[Tex/LaTex] How to get better at LaTeX

learning

I know this is sort of off-topic and may get closed for being opinion-based, but I haven't found what I need by browsing the LaTeX project site so maybe, before the question gets closed, I can get a pointer or two or a link or two.

I've been using LaTeX for quite a while at a pretty basic level. Now I'm getting more proficient and am slowly learning things as I write and format a book. But I feel like there is a gap in the references that I can't fill.

There are lots of materials for beginners. How to do basic formatting, make lists, basic bibliography and so on — some of these have been enormously helpful to me while learning. Then there is a whole level beyond me — where people program things, make their own environments, make up new stuff of various kinds.

e.g. I found very helpful code for flexlabelled in the documentation for memoir and modified it very slightly to get:

\entry{word}{pronunciation}
      \begin{flexlabelled}{sclabel}{0pt}{0.5em}{0.5em}{*}{\leftmargin}
       STUFF
      \end{flexlablelled}

But now I am thinking it would be good to have the pronunciation in a different size. I know I could ask that here and some helpful person would answer, but I want to know how I would learn to do that without help.

Or, how do I know what commands can only go in the preamble, what can only go in the main body and what can go in either place?

In the documentation for memoir it says

More major changes to a description-like list will probably involve
writing the code for a new environment.

OK, I can recognize that no package is going to do everything I want (although memoir does a LOT) but … How does one learn to "write code for a new environment"?

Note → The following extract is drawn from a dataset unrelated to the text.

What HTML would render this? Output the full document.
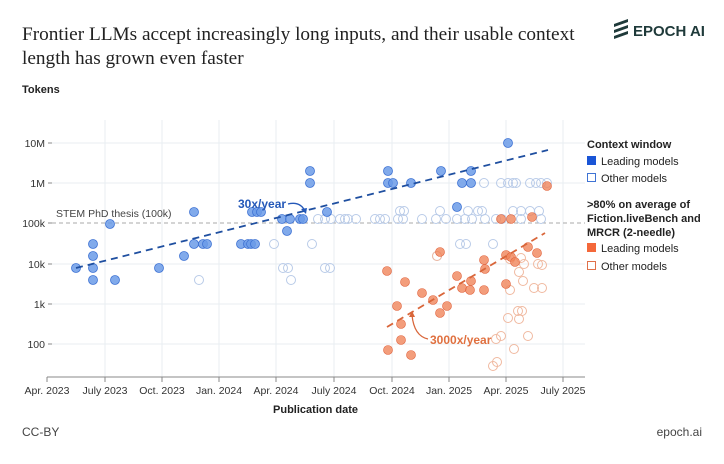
<!DOCTYPE html><html><head><style>body{margin:0;background:#fff}svg{display:block;font-family:"Liberation Sans",sans-serif}</style></head><body>
<svg width="724" height="464" viewBox="0 0 724 464">
<text x="22" y="40" font-family="Liberation Serif,serif" font-size="19.3" fill="#222">Frontier LLMs accept increasingly long inputs, and their usable context</text>
<text x="22" y="64" font-family="Liberation Serif,serif" font-size="19.3" fill="#222">length has grown even faster</text>
<g fill="#1f3a3a"><path d="M614 24l14-5v3l-14 5zM614 30l14-5v3l-14 5zM614 36l14-5v3l-14 5z"/></g>
<text x="633" y="36" font-size="15" font-weight="bold" fill="#1f3a3a">EPOCH AI</text>
<text x="22" y="93" font-size="11" font-weight="bold" fill="#222">Tokens</text>
<g stroke="#e8edf2" stroke-width="1">
<line x1="105" y1="120" x2="105" y2="377"/><line x1="162" y1="120" x2="162" y2="377"/><line x1="219" y1="120" x2="219" y2="377"/><line x1="276" y1="120" x2="276" y2="377"/><line x1="334" y1="120" x2="334" y2="377"/><line x1="392" y1="120" x2="392" y2="377"/><line x1="449" y1="120" x2="449" y2="377"/><line x1="506" y1="120" x2="506" y2="377"/><line x1="563" y1="120" x2="563" y2="377"/>
<line x1="52" y1="143" x2="585" y2="143"/><line x1="52" y1="183" x2="585" y2="183"/><line x1="52" y1="264" x2="585" y2="264"/><line x1="52" y1="304" x2="585" y2="304"/><line x1="52" y1="344" x2="585" y2="344"/>
</g>
<line x1="52" y1="223" x2="585" y2="223" stroke="#aaa" stroke-dasharray="4,3"/>
<text x="56" y="217" font-size="10.5" fill="#444">STEM PhD thesis (100k)</text>
<line x1="47" y1="377" x2="585" y2="377" stroke="#888"/>
<g stroke="#888"><line x1="47" y1="377" x2="47" y2="382"/><line x1="105" y1="377" x2="105" y2="382"/><line x1="162" y1="377" x2="162" y2="382"/><line x1="219" y1="377" x2="219" y2="382"/><line x1="276" y1="377" x2="276" y2="382"/><line x1="334" y1="377" x2="334" y2="382"/><line x1="392" y1="377" x2="392" y2="382"/><line x1="449" y1="377" x2="449" y2="382"/><line x1="506" y1="377" x2="506" y2="382"/><line x1="563" y1="377" x2="563" y2="382"/>
<line x1="48" y1="143" x2="52" y2="143"/><line x1="48" y1="183" x2="52" y2="183"/><line x1="48" y1="223" x2="52" y2="223"/><line x1="48" y1="264" x2="52" y2="264"/><line x1="48" y1="304" x2="52" y2="304"/><line x1="48" y1="344" x2="52" y2="344"/></g>
<g font-size="10.5" fill="#333" text-anchor="end"><text x="45" y="147">10M</text><text x="45" y="187">1M</text><text x="45" y="227">100k</text><text x="45" y="268">10k</text><text x="45" y="308">1k</text><text x="45" y="348">100</text></g>
<g font-size="10.5" fill="#333" text-anchor="middle"><text x="47" y="394">Apr. 2023</text><text x="105" y="394">July 2023</text><text x="162" y="394">Oct. 2023</text><text x="219" y="394">Jan. 2024</text><text x="276" y="394">Apr. 2024</text><text x="334" y="394">July 2024</text><text x="392" y="394">Oct. 2024</text><text x="449" y="394">Jan. 2025</text><text x="506" y="394">Apr. 2025</text><text x="563" y="394">July 2025</text></g>
<text x="358" y="413" font-size="11" font-weight="bold" fill="#222" text-anchor="end">Publication date</text>
<g fill="none" stroke="#b9cbe8" stroke-width="1">
<circle cx="199" cy="280" r="4.5"/><circle cx="274" cy="244" r="4.5"/><circle cx="283" cy="268" r="4.5"/><circle cx="288" cy="268" r="4.5"/><circle cx="291" cy="280" r="4.5"/><circle cx="312" cy="244" r="4.5"/><circle cx="318" cy="219" r="4.5"/><circle cx="325" cy="219" r="4.5"/><circle cx="325" cy="268" r="4.5"/><circle cx="330" cy="268" r="4.5"/><circle cx="331" cy="219" r="4.5"/><circle cx="340" cy="219" r="4.5"/><circle cx="345" cy="219" r="4.5"/><circle cx="348" cy="219" r="4.5"/><circle cx="356" cy="219" r="4.5"/>
<circle cx="375" cy="219" r="4.5"/><circle cx="380" cy="219" r="4.5"/><circle cx="385" cy="219" r="4.5"/><circle cx="398" cy="219" r="4.5"/><circle cx="403" cy="219" r="4.5"/><circle cx="422" cy="219" r="4.5"/><circle cx="436" cy="219" r="4.5"/><circle cx="446" cy="219" r="4.5"/><circle cx="457" cy="219" r="4.5"/><circle cx="465" cy="219" r="4.5"/><circle cx="472" cy="219" r="4.5"/><circle cx="485" cy="219" r="4.5"/><circle cx="496" cy="219" r="4.5"/><circle cx="502" cy="219" r="4.5"/><circle cx="521" cy="219" r="4.5"/><circle cx="541" cy="219" r="4.5"/>
<circle cx="400" cy="211" r="4.5"/><circle cx="404" cy="211" r="4.5"/><circle cx="440" cy="211" r="4.5"/><circle cx="468" cy="211" r="4.5"/><circle cx="478" cy="211" r="4.5"/><circle cx="482" cy="211" r="4.5"/><circle cx="513" cy="211" r="4.5"/><circle cx="521" cy="211" r="4.5"/><circle cx="530" cy="211" r="4.5"/><circle cx="539" cy="211" r="4.5"/>
<circle cx="484" cy="183" r="4.5"/><circle cx="501" cy="183" r="4.5"/><circle cx="508" cy="183" r="4.5"/><circle cx="513" cy="183" r="4.5"/><circle cx="516" cy="183" r="4.5"/><circle cx="530" cy="183" r="4.5"/><circle cx="536" cy="183" r="4.5"/><circle cx="541" cy="183" r="4.5"/><circle cx="547" cy="183" r="4.5"/>
<circle cx="460" cy="244" r="4.5"/><circle cx="466" cy="244" r="4.5"/><circle cx="493" cy="244" r="4.5"/><circle cx="437" cy="256" r="4.5"/>
</g>
<g fill="#6b9be8" stroke="#3f73d4" stroke-width="0.8" fill-opacity="0.85">
<circle cx="76" cy="268" r="4.5"/><circle cx="93" cy="244" r="4.5"/><circle cx="93" cy="256" r="4.5"/><circle cx="93" cy="268" r="4.5"/><circle cx="93" cy="280" r="4.5"/><circle cx="110" cy="224" r="4.5"/><circle cx="115" cy="280" r="4.5"/><circle cx="159" cy="268" r="4.5"/><circle cx="184" cy="256" r="4.5"/><circle cx="194" cy="244" r="4.5"/><circle cx="194" cy="212" r="4.5"/><circle cx="203" cy="244" r="4.5"/><circle cx="207" cy="244" r="4.5"/><circle cx="241" cy="244" r="4.5"/><circle cx="248" cy="244" r="4.5"/><circle cx="251" cy="244" r="4.5"/><circle cx="255" cy="244" r="4.5"/><circle cx="252" cy="212" r="4.5"/><circle cx="257" cy="212" r="4.5"/><circle cx="261" cy="212" r="4.5"/><circle cx="282" cy="219" r="4.5"/><circle cx="287" cy="231" r="4.5"/><circle cx="290" cy="219" r="4.5"/><circle cx="300" cy="219" r="4.5"/><circle cx="303" cy="219" r="4.5"/><circle cx="310" cy="171" r="4.5"/><circle cx="310" cy="183" r="4.5"/><circle cx="327" cy="212" r="4.5"/>
<circle cx="388" cy="171" r="4.5"/><circle cx="388" cy="183" r="4.5"/><circle cx="393" cy="183" r="4.5"/><circle cx="411" cy="183" r="4.5"/><circle cx="441" cy="171" r="4.5"/><circle cx="462" cy="183" r="4.5"/><circle cx="471" cy="183" r="4.5"/><circle cx="471" cy="171" r="4.5"/><circle cx="457" cy="207" r="4.5"/><circle cx="508" cy="143" r="4.5"/>
</g>
<line x1="76" y1="268" x2="548" y2="150" stroke="#1f4fa0" stroke-width="1.8" stroke-dasharray="7,5"/>
<text x="238" y="208" font-size="12" font-weight="bold" fill="#2458b8">30x/year</text>
<path d="M288 204q12-3 17 7" fill="none" stroke="#2458b8" stroke-width="1.3"/><path d="M301 209l5 5 1-6z" fill="#2458b8"/>
<g fill="none" stroke="#f0b9a0" stroke-width="1">
<circle cx="510" cy="259" r="4.5"/><circle cx="521" cy="258" r="4.5"/><circle cx="524" cy="264" r="4.5"/><circle cx="538" cy="264" r="4.5"/><circle cx="542" cy="265" r="4.5"/><circle cx="519" cy="272" r="4.5"/><circle cx="523" cy="281" r="4.5"/><circle cx="534" cy="288" r="4.5"/><circle cx="542" cy="288" r="4.5"/><circle cx="510" cy="290" r="4.5"/><circle cx="518" cy="311" r="4.5"/><circle cx="522" cy="311" r="4.5"/><circle cx="519" cy="319" r="4.5"/><circle cx="508" cy="318" r="4.5"/><circle cx="528" cy="336" r="4.5"/><circle cx="496" cy="339" r="4.5"/><circle cx="501" cy="336" r="4.5"/><circle cx="514" cy="349" r="4.5"/><circle cx="493" cy="366" r="4.5"/><circle cx="497" cy="362" r="4.5"/><circle cx="437" cy="256" r="4.5"/>
</g>
<g fill="#f0845a" stroke="#e0603a" stroke-width="0.6" fill-opacity="0.8">
<circle cx="387" cy="271" r="4.5"/><circle cx="405" cy="282" r="4.5"/><circle cx="422" cy="293" r="4.5"/><circle cx="433" cy="300" r="4.5"/><circle cx="447" cy="306" r="4.5"/><circle cx="440" cy="313" r="4.5"/><circle cx="397" cy="306" r="4.5"/><circle cx="401" cy="324" r="4.5"/><circle cx="388" cy="350" r="4.5"/><circle cx="401" cy="340" r="4.5"/><circle cx="411" cy="355" r="4.5"/><circle cx="440" cy="252" r="4.5"/><circle cx="457" cy="276" r="4.5"/><circle cx="462" cy="288" r="4.5"/><circle cx="470" cy="290" r="4.5"/><circle cx="471" cy="281" r="4.5"/><circle cx="484" cy="290" r="4.5"/><circle cx="485" cy="269" r="4.5"/><circle cx="484" cy="260" r="4.5"/><circle cx="506" cy="255" r="4.5"/><circle cx="511" cy="257" r="4.5"/><circle cx="515" cy="262" r="4.5"/><circle cx="528" cy="247" r="4.5"/><circle cx="537" cy="253" r="4.5"/><circle cx="506" cy="284" r="4.5"/><circle cx="501" cy="219" r="4.5"/><circle cx="511" cy="219" r="4.5"/><circle cx="532" cy="217" r="4.5"/><circle cx="547" cy="186" r="4.5"/>
</g>
<line x1="387" y1="327" x2="545" y2="233" stroke="#d9663a" stroke-width="1.8" stroke-dasharray="7,5"/>
<text x="430" y="344" font-size="12" font-weight="bold" fill="#e0703f">3000x/year</text>
<path d="M428 339q-14-3-16-24" fill="none" stroke="#d9663a" stroke-width="1.3"/><path d="M409 317l3-6 3 6z" fill="#d9663a"/>
<g font-size="11" fill="#222">
<text x="587" y="148" font-weight="bold">Context window</text>
<rect x="587" y="156" width="9" height="9" fill="#1a55d6"/><text x="601" y="165">Leading models</text>
<rect x="587.5" y="173.5" width="8" height="8" fill="none" stroke="#3f73d4"/><text x="601" y="182">Other models</text>
<text x="587" y="208" font-weight="bold">&gt;80% on average of</text>
<text x="587" y="222" font-weight="bold">Fiction.liveBench and</text>
<text x="587" y="236" font-weight="bold">MRCR (2-needle)</text>
<rect x="587" y="243" width="9" height="9" fill="#f4683a"/><text x="601" y="252">Leading models</text>
<rect x="587.5" y="261.5" width="8" height="8" fill="none" stroke="#e0704a"/><text x="601" y="270">Other models</text>
</g>
<text x="22" y="436" font-size="12" fill="#444">CC-BY</text>
<text x="702" y="436" font-size="12" fill="#444" text-anchor="end">epoch.ai</text>
</svg></body></html>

But … I don't know how to learn that. I also don't know how to figure out what goes in square brackets, what goes in braces or what needs neither.

EDIT in response to comments.

What I know: I know how to use LaTeX to write fairly straightforward documents. I know (usually) how to find a good package. I know how to do "normal" things that are covered in books such as "More math into LaTeX" or "Guide to LaTeX".

What I want to learn: e.g. If I want something formatted in ways that need a new environment, how do I do that? How do you know what goes in the preamble vs. main body? How do you know what goes in braces, brackets, parentheses or doesn't need either?

Maybe what I want doesn't exist in a book.

Best Answer

Imho "I want to know how I would learn to do that without help" is the wrong starting point. As is the idea that you only need the right book.

I have read over the years many books and texts and references about TeX and LaTeX, and doing this is certainly important. But I learned most by interacting with people, with people better than me at LaTeX who answered my questions, or contradicted me, or corrected my code, and with people I helped by explaining things or by correcting their code or by developing some commands or environments. Learning from, with and through people is very effective. It forces you to put your thoughts into words the other person can understand, it forces you to really read some code or documentation, it forces you to test your knowledge. People can point you to the small important detail that you would simply miss in a large book.

There is currently the idea floating around that teachers in schools and sites like this only exist because the (digital) learning material isn't good enough yet; that with better tablets and books and training material you actually don't need human teachers. I do find this idea quite absurd.